There are several ways in which this research cohort differed from those of previous epidemiologic investigations. Longitudinal data were available on this cohort to examine the more complex defects and those which present later in childhood. Our cohort included a higher percentage of African Americans than previous studies, except those conducted in Atlanta, Georgia, USA [2, 26]. Also, while the percentage of African Americans served in this state’s Medicaid program is higher than their representation in the general population of South Carolina, African American patients were less likely to develop HF. Furthermore, we are unable to separate outcomes or costs for pediatric patients who were covered by private insurance prior to obtaining Medicaid coverage. The pediatric CHD cohort examined represents a large, heterogeneous group of children representative of pediatric patients in routine care settings in small urban/rural area states, especially the southeastern USA states, in terms of age, sex, racial demographics, and Medicaid eligibility [27,28,29], but the results might also be informative to pediatric cardiologists in small countries with predominantly small cities and rural populations. However, we encourage readers to exercise caution in generalizing these results to service settings which differ dramatically from the target group examined herein.

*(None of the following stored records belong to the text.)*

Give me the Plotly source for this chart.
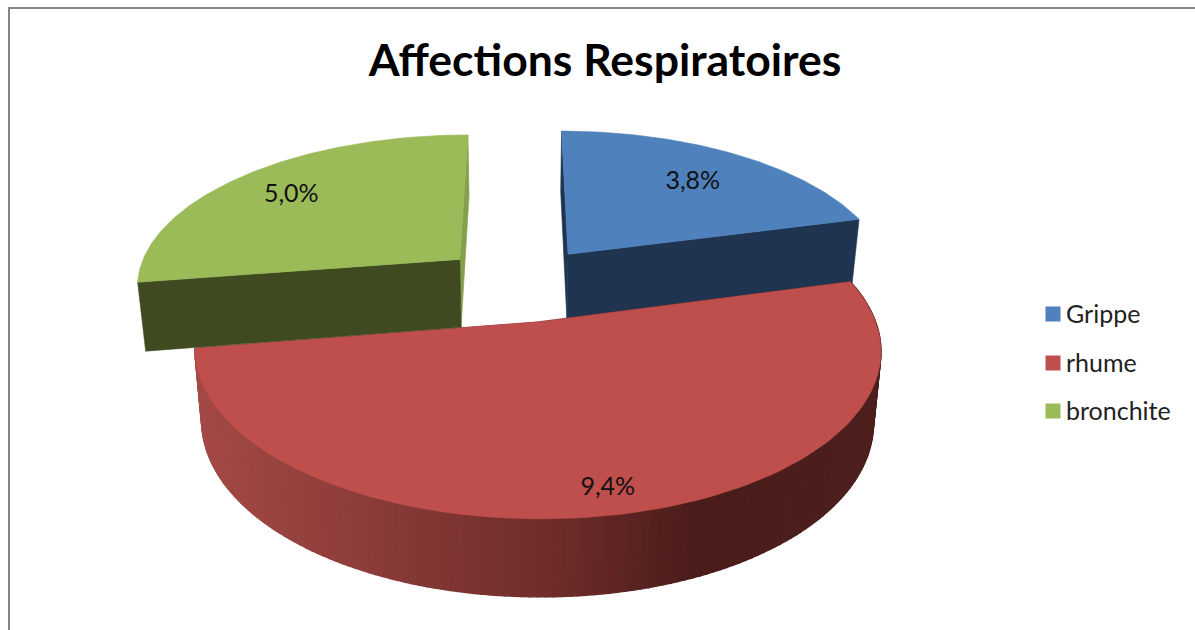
import numpy as np
import plotly.graph_objects as go

# Data
categories = ["Grippe", "rhume", "bronchite"]
values = [3.8, 9.4, 5.0]
value_labels = ["3,8%", "9,4%", "5,0%"]
title_text = "Affections Respiratoires"

# Style
top_colors = ["#4F81BD", "#BE4F4C", "#9BBB59"]
start_wall_colors = ["#1F3450", "#4A1D1B", "#3F4A20"]
end_wall_colors = ["#1F3450", "#4A1D1B", "#84A04C"]
label_radius = [0.73, 0.87, 0.775]
label_turn = [0.0, 0.009, 0.0]
label_drop = 4
FONT = "Lato"

# 3D pie projection parameters
CX, CY, A, B, P = 520.0, 283.4, 325.0, 151.5, 0.16
EXPLODE, K = 0.25, 0.021
WALL0, WALL1 = 69.0, 7.2


def top(u, v):
    w = 1 + P * v
    return CX + A * u / w, CY - B * v / w


def bottom(u, v):
    x, y = top(u, v)
    return CX + (x - CX) * (1 - K), y + WALL0 - WALL1 * v


def rgb(c):
    return tuple(int(c[i:i + 2], 16) for i in (1, 3, 5))


def wall_colour(x):
    xs = [200, 540, 700, 880]
    cs = [rgb(c) for c in ("#A44A46", "#722E2C", "#4A1D1B", "#4E201E")]
    return "rgb(%d,%d,%d)" % tuple(np.interp(x, xs, [c[i] for c in cs]) for i in range(3))


fractions = np.array(values) / sum(values)
ends = np.cumsum(fractions) * 2 * np.pi
starts = ends - fractions * 2 * np.pi
mids = (starts + ends) / 2

fig = go.Figure()


def poly(xs, ys, colour, width=0.6):
    fig.add_trace(go.Scatter(
        x=list(xs) + [xs[0]], y=list(ys) + [ys[0]], mode="lines", fill="toself",
        fillcolor=colour, line=dict(color=colour, width=width),
        hoverinfo="skip", showlegend=False))


def draw_slice(i):
    a0, a1 = starts[i], ends[i]
    ou, ov = EXPLODE * np.sin(mids[i]), EXPLODE * np.cos(mids[i])
    su0, sv0 = ou + np.sin(a0), ov + np.cos(a0)
    su1, sv1 = ou + np.sin(a1), ov + np.cos(a1)

    # straight cut walls
    for (su, sv), colour in (((su1, sv1), end_wall_colors[i]), ((su0, sv0), start_wall_colors[i])):
        p = [top(ou, ov), top(su, sv), bottom(su, sv), bottom(ou, ov)]
        poly([q[0] for q in p], [q[1] for q in p], colour)

    # curved outer wall (only the red slice faces the viewer)
    if i == 1:
        edges = np.linspace(a0, a1, 160)
        for t0, t1 in zip(edges[:-1], edges[1:]):
            p = [top(ou + np.sin(t0), ov + np.cos(t0)), top(ou + np.sin(t1), ov + np.cos(t1)),
                 bottom(ou + np.sin(t1), ov + np.cos(t1)), bottom(ou + np.sin(t0), ov + np.cos(t0))]
            poly([q[0] for q in p], [q[1] for q in p], wall_colour((p[0][0] + p[1][0]) / 2), width=1.5)

    # top face
    t = np.linspace(a0, a1, 120)
    x, y = top(ou + np.sin(t), ov + np.cos(t))
    ax, ay = top(ou, ov)
    poly([ax] + list(x), [ay] + list(y), top_colors[i])


for i in (0, 1, 2):
    draw_slice(i)

# data labels
lx, ly = [], []
for i in range(3):
    angle = mids[i] + label_turn[i]
    u = EXPLODE * np.sin(mids[i]) + label_radius[i] * np.sin(angle)
    v = EXPLODE * np.cos(mids[i]) + label_radius[i] * np.cos(angle)
    x, y = top(u, v)
    lx.append(x)
    ly.append(y + label_drop)
fig.add_trace(go.Scatter(x=lx, y=ly, mode="text", text=value_labels,
                         textfont=dict(family=FONT, size=25, color="#111111"),
                         hoverinfo="skip", showlegend=False))

# legend
legend_marker_x = 1053
legend_text_x = 1066
legend_y = [314, 363, 411]
legend_text_drop = 2.5
for i, name in enumerate(categories):
    fig.add_trace(go.Scatter(
        x=[legend_marker_x], y=[legend_y[i]], mode="markers", name=name,
        marker=dict(symbol="square", size=15, color=top_colors[i]),
        hoverinfo="skip", showlegend=False, cliponaxis=False))
    fig.add_trace(go.Scatter(
        x=[legend_text_x], y=[legend_y[i] + legend_text_drop], mode="text", text=[name],
        textposition="middle right",
        textfont=dict(family=FONT, size=25, color="#222222"),
        hoverinfo="skip", showlegend=False, cliponaxis=False))

fig.update_layout(
    width=1195, height=630, autosize=False,
    margin=dict(l=0, r=0, t=0, b=0),
    paper_bgcolor="white", plot_bgcolor="white",
    xaxis=dict(range=[0, 1195], visible=False, fixedrange=True),
    yaxis=dict(range=[630, 0], visible=False, fixedrange=True),
    showlegend=False,
    title=dict(text="<b>%s</b>" % title_text, x=605 / 1195, y=1 - 60 / 630,
               xanchor="center", yanchor="middle",
               font=dict(family=FONT, size=44.5, color="#000000")),
    shapes=[dict(type="rect", xref="x", yref="y", x0=9, y0=8, x1=1400, y1=900,
                 line=dict(color="#868686", width=2), fillcolor="rgba(0,0,0,0)", layer="below")],
)

fig.write_html("out.html", config=dict(displayModeBar=False),
               default_width="1195px", default_height="630px",
               post_script="document.body.style.margin='0';document.documentElement.style.overflow='hidden';")
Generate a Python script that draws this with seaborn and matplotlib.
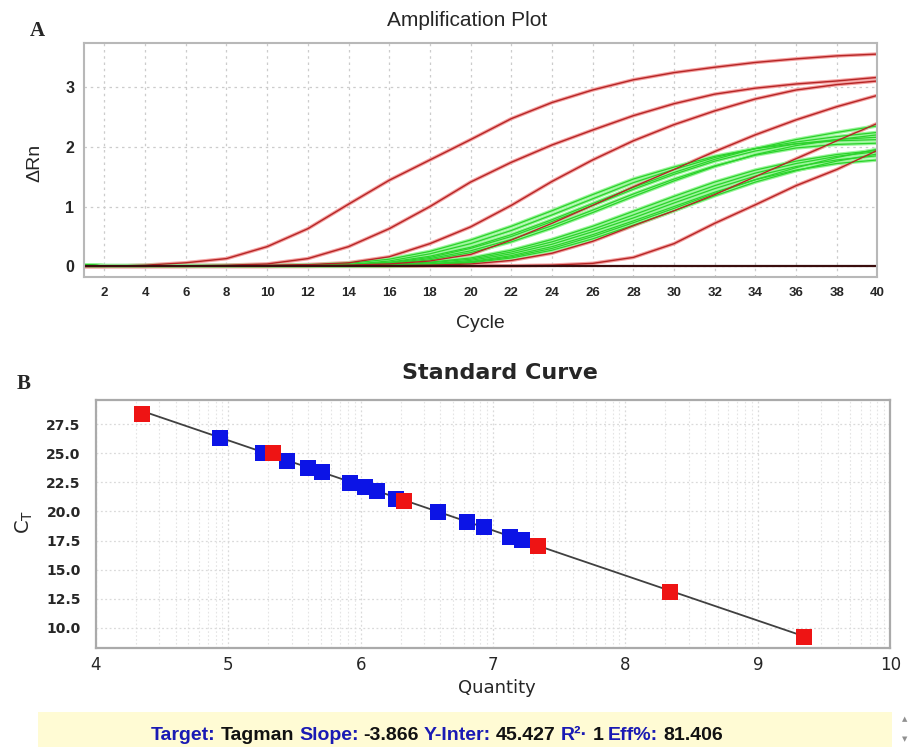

At the same time, some limitations of the study include the following: no gold standard for the clinical diagnosis of HF or ventricle dysfunction; no access to data on fetal diagnosis in terminated pregnancies or stillbirths; and no access to age calculated in days rather than months. Children and adolescents who dropped out of treatment were periodically ineligible for Medicaid, or those who died before they were registered in Medicaid coverage are not represented in this dataset; and a reliance on physician-assigned ICD-9 codes to categorize patients may have contributed some degree of ascertainment bias or coding invalidity. All diagnostic codes reported to Medicaid by a licensed physician for each patient service visit (up to 8 codes) were used in the analysis. While there was potential for misclassification based on individual service visits, over the 5–8 years on average each child/patient was followed in the dataset, the chance of miscoding these severe conditions decreased. The results may not be generalizable to patients with referral limitations or other constraints on access to care or no coverage. We report associations and, as a result, directions of causality cannot be inferred. Finally, although many significant covariates have been controlled for, other unmeasured differences in patients or their treatment, including non-pharmacological treatments, may explain the findings.

Conclusion

Complex CHD patients with HF represent about 7.6% of the total cohort of complex CHD patients and they require more intensive and specialized surgical supports over time, especially those with single ventricle lesions, genetic abnormalities, ventricular arrhythmia, and pulmonary hypertension. Additionally, patients with complex CHD and HF incur significantly higher costs compared to those without HF highlighting that further study on cost-effective treatment strategies is needed for this challenging and growing population.